The jump from GCSE to A level, both in terms of content and academic level, is no doubt a big one. Even for the strongest students, the transition can be challenging, and you may find that getting that A*/A grade at GCSE doesn’t automatically translate into the same grade at A level. You may be required to obtain specific grades in certain subjects for your chosen university degree courses. How will your Sixth Form help you get there? 

  • What support can your Sixth Form provide for those who might be struggling with the transition from GCSE to A level? 

  • Does your Sixth Form provide additional academic support sessions to help you develop vital skills in areas such as exam technique, essay writing, timed essays, time management and organisation? 

  • What additional content/support can your Sixth Form provide to push those who are aiming for that illusive A* grade? 


  1. Does your Sixth Form offer careers advice or help with work experience? 

Although it may seem daunting, spending time thinking about and researching career paths that might interest you can help you to focus your A level subject selection and narrow down your university course choices. Finding relevant work experience is also a great way to boost your Personal Statement and UCAS application, and help you stand out from the crowd. Make sure you find out what careers advice your Sixth Form can offer, and whether they can help in arranging work experience.  

  • Is there a designated Careers Adviser within the Sixth Form who can help guide you on possible career paths? 

  • Can your Sixth Form help you to organise relevant work experience? 
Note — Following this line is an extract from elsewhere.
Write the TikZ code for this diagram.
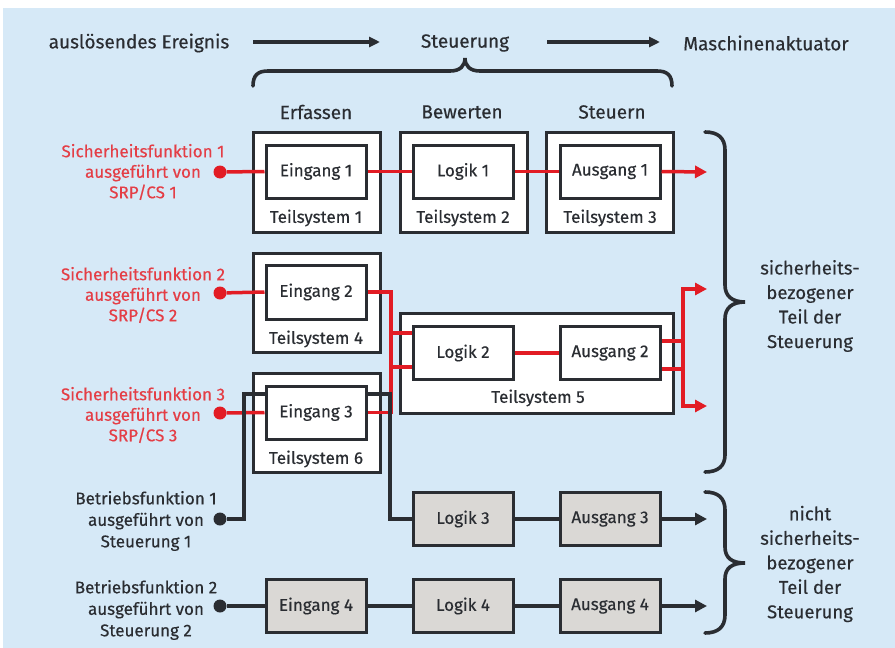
\documentclass[tikz,border=0pt]{standalone}
\usepackage{fontspec}
\setmainfont{Fira Sans}[FakeBold=0.35]
\usetikzlibrary{arrows.meta}
\definecolor{bgblue}{RGB}{214,233,247}
\definecolor{ink}{RGB}{42,45,50}
\definecolor{sfred}{RGB}{226,28,36}
\definecolor{sftext}{RGB}{228,62,70}
\definecolor{boxgray}{RGB}{218,216,213}
\tikzset{
  lbl/.style={text=ink, font=\fontsize{19}{22}\selectfont, inner sep=0pt},
  subsys/.style={draw=ink, line width=3pt, fill=white, minimum width=127pt, minimum height=100pt, inner sep=0pt},
  unit/.style={draw=ink, line width=3pt, fill=white, minimum width=100pt, minimum height=53pt, inner sep=0pt,
    text=ink, font=\fontsize{17}{20}\selectfont},
  grayunit/.style={unit, fill=boxgray},
  sublbl/.style={text=ink, font=\fontsize{17}{20}\selectfont, inner sep=0pt},
  redlbl/.style={text=sftext, font=\fontsize{17}{20.5}\selectfont, align=center, inner sep=0pt},
  blklbl/.style={text=ink, font=\fontsize{17}{21.5}\selectfont, align=center, inner sep=0pt},
  sidelbl/.style={text=ink, font=\fontsize{18.5}{24.5}\selectfont, align=center, inner sep=0pt},
  redline/.style={draw=sfred, line width=3.5pt},
  blkline/.style={draw=ink, line width=3.5pt},
  redarrow/.style={redline, -{Triangle[length=12pt,width=12pt]}},
  blkarrow/.style={blkline, -{Triangle[length=12pt,width=12pt]}},
  brace/.style={draw=ink, line width=3.6pt, line cap=round},
  sdot/.style={circle, fill=sfred, minimum size=13pt, inner sep=0pt},
  bdot/.style={circle, fill=ink, minimum size=13pt, inner sep=0pt},
}
\begin{document}
\begin{tikzpicture}[x=1pt,y=-1pt]
\useasboundingbox (0,0) rectangle (895,648);
\fill[white] (0,0) rectangle (895,648);
\fill[bgblue] (3,8) rectangle (895,648);

% header line
\node[lbl] (event) at (139,43) {auslösendes Ereignis};
\node[lbl] (ctrl) at (465,43) {Steuerung};
\node[lbl] (act) at (766,43) {Maschinenaktuator};
\coordinate (a1s) at (253,42); \coordinate (a1e) at (380,42);
\coordinate (a2s) at (547,42); \coordinate (a2e) at (660,42);
\draw[blkline, -{Triangle[length=11pt,width=10pt]}] (a1s) -- (a1e);
\draw[blkline, -{Triangle[length=11pt,width=10pt]}] (a2s) -- (a2e);

% brace over the three stages
\draw[brace] (253,86) .. controls (253,75) and (258,71) .. (268,71) -- (450,71)
  .. controls (460,71) and (465,66) .. (465,58)
  .. controls (465,66) and (470,71) .. (480,71) -- (657,71)
  .. controls (667,71) and (672,75) .. (672,86);

% stage headings
\node[lbl] (erf) at (316,112) {Erfassen};
\node[lbl] (bew) at (462,112) {Bewerten};
\node[lbl] (ste) at (612,112) {Steuern};

% subsystems (outer boxes)
\node[subsys] (ts1) at (316.5,182) {};
\node[subsys] (ts2) at (463.5,182) {};
\node[subsys] (ts3) at (609.5,182) {};
\node[subsys, minimum height=99pt] (ts4) at (316.5,302.5) {};
\node[subsys, minimum width=273pt] (ts5) at (536.5,363) {};
\node[subsys, minimum height=99pt] (ts6) at (316.5,422.5) {};
\node[sublbl] (ts1l) at (316,218) {Teilsystem 1};
\node[sublbl] (ts2l) at (463,218) {Teilsystem 2};
\node[sublbl] (ts3l) at (610,218) {Teilsystem 3};
\node[sublbl] (ts4l) at (316,339) {Teilsystem 4};
\node[sublbl] (ts5l) at (538,398) {Teilsystem 5};
\node[sublbl] (ts6l) at (316,459) {Teilsystem 6};

% start points
\node[sdot] (d1) at (220,172) {};
\node[sdot] (d2) at (220,293) {};
\node[sdot] (d3) at (220,413) {};
\node[bdot] (d4) at (220,519) {};
\node[bdot] (d5) at (220,606) {};

% units
\node[unit] (e1) at (316,171.5) {Eingang 1};
\node[unit] (l1) at (463,171.5) {Logik 1};
\node[unit] (o1) at (610,171.5) {Ausgang 1};
\node[unit, minimum height=54pt] (e2) at (316,292) {Eingang 2};
\node[unit] (l2) at (463,353) {Logik 2};
\node[unit] (o2) at (610,353) {Ausgang 2};
\node[unit] (e3) at (316,412.5) {Eingang 3};
\node[grayunit] (l3) at (463,519) {Logik 3};
\node[grayunit] (o3) at (610,519) {Ausgang 3};
\node[grayunit] (e4) at (316,606) {Eingang 4};
\node[grayunit] (l4) at (463,606) {Logik 4};
\node[grayunit] (o4) at (610,606) {Ausgang 4};

% outputs
\coordinate (out1) at (707,172);
\coordinate (out2a) at (707,289);
\coordinate (out2b) at (707,406);
\coordinate (out3) at (707,519);
\coordinate (out4) at (707,606);

% safety-related paths
\draw[redline] (d1) -- (e1.west);
\draw[redline] (e1.east) -- (l1.west);
\draw[redline] (l1.east) -- (o1.west);
\draw[redarrow] (o1.east) -- (out1);
\draw[redline] (d2) -- (e2.west);
\draw[redline] (e2.east) -- (391,292) |- ([yshift=-14pt]l2.west);
\draw[redline] (d3) -- (e3.west);
\draw[redline] (e3.east) -- (391,412.5) |- ([yshift=20pt]l2.west);
\draw[redline] (l2.east) -- (o2.west);
\draw[redarrow] ([yshift=-16pt]o2.east) -| (683,300) |- (out2a);
\draw[redarrow] ([yshift=12pt]o2.east) -| (683,390) |- (out2b);

% operational paths
\draw[blkline] ([yshift=18.5pt]e3.west) -| (244,480) |- (d4);
\draw[blkline] ([yshift=18.5pt]e3.east) -| (390,480) |- (l3.west);
\draw[blkline] (l3) -- (o3);
\draw[blkarrow] (o3.east) -- (out3);
\draw[blkline] (d5) -- (e4);
\draw[blkline] (e4) -- (l4);
\draw[blkline] (l4) -- (o4);
\draw[blkarrow] (o4.east) -- (out4);

% function labels
\node[redlbl] (sf1) at (143,172) {Sicherheitsfunktion 1\\ausgeführt von\\SRP/CS 1};
\node[redlbl] (sf2) at (143,295) {Sicherheitsfunktion 2\\ausgeführt von\\SRP/CS 2};
\node[redlbl] (sf3) at (143,415) {Sicherheitsfunktion 3\\ausgeführt von\\SRP/CS 3};
\node[blklbl] (bf1) at (146,521) {Betriebsfunktion 1\\ausgeführt von\\Steuerung 1};
\node[blklbl] (bf2) at (146,610) {Betriebsfunktion 2\\ausgeführt von\\Steuerung 2};

% right-hand braces
\draw[brace] (705,132) .. controls (718,132) and (725,138) .. (725,150) -- (725,285)
  .. controls (725,296) and (732,302) .. (745,302)
  .. controls (732,302) and (725,308) .. (725,319) -- (725,455)
  .. controls (725,466) and (718,472) .. (705,472);
\draw[brace] (705,492) .. controls (718,492) and (725,498) .. (725,510) -- (725,547)
  .. controls (725,558) and (732,563) .. (745,563)
  .. controls (732,563) and (725,568) .. (725,579) -- (725,615)
  .. controls (725,627) and (718,633) .. (705,633);

\node[sidelbl] (srp) at (810,306) {sicherheits-\\bezogener\\Teil der\\Steuerung};
\node[sidelbl] (nsrp) at (810,564) {nicht\\sicherheits-\\bezogener\\Teil der\\Steuerung};
\end{tikzpicture}
\end{document}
  • Does your Sixth Form offer support with CV and Cover Letter workshops? 


  1. What enrichment and co-curricular opportunities are on offer? 

Just as important as your Sixth Form’s academic provision is life outside the classroom. The A level programme is undoubtedly intense, and although you will need to work hard to secure top grades and your university offers, it is important for your mental wellbeing that there are opportunities for you to explore your interests outside of your A level studies, have fun and socialise, and develop as a well-rounded individual. Co-curricular and enrichment activities are also great material for your Personal Statement, and universities such as Oxford and Cambridge love to see that students have more than one string to their bow. 

  • What co-curricular and enrichment activities does your Sixth Form offer? 

  • Is enrichment compulsory? 

  • Is there a good mix of co-curricular opportunities; for example, those with an academic focus as well as sport, music, drama etc? 

  • Do students have a say in the enrichment activities on offer? Is there capacity for students to set-up their own clubs? 


  1. How big are the class sizes, and what is expected in terms of the school day and uniform? 

Sixth Forms come in all shapes and sizes, and it is important that you find one with the right atmosphere for you. Some students prefer to be part of a large school community; others benefit from smaller class sizes and more one-to-one support. The structure of the school day may also vary from Sixth Form to Sixth Form. Everyone is different, but make sure you ask the right questions to understand what will be expected of you.  

  • Is the atmosphere formal or informal?  

  • Is there a school uniform or dress code in the Sixth Form? 

  • What is the average class size? 

  • Is there compulsory morning registration, or can students come in for their first lesson and leave when lessons finish?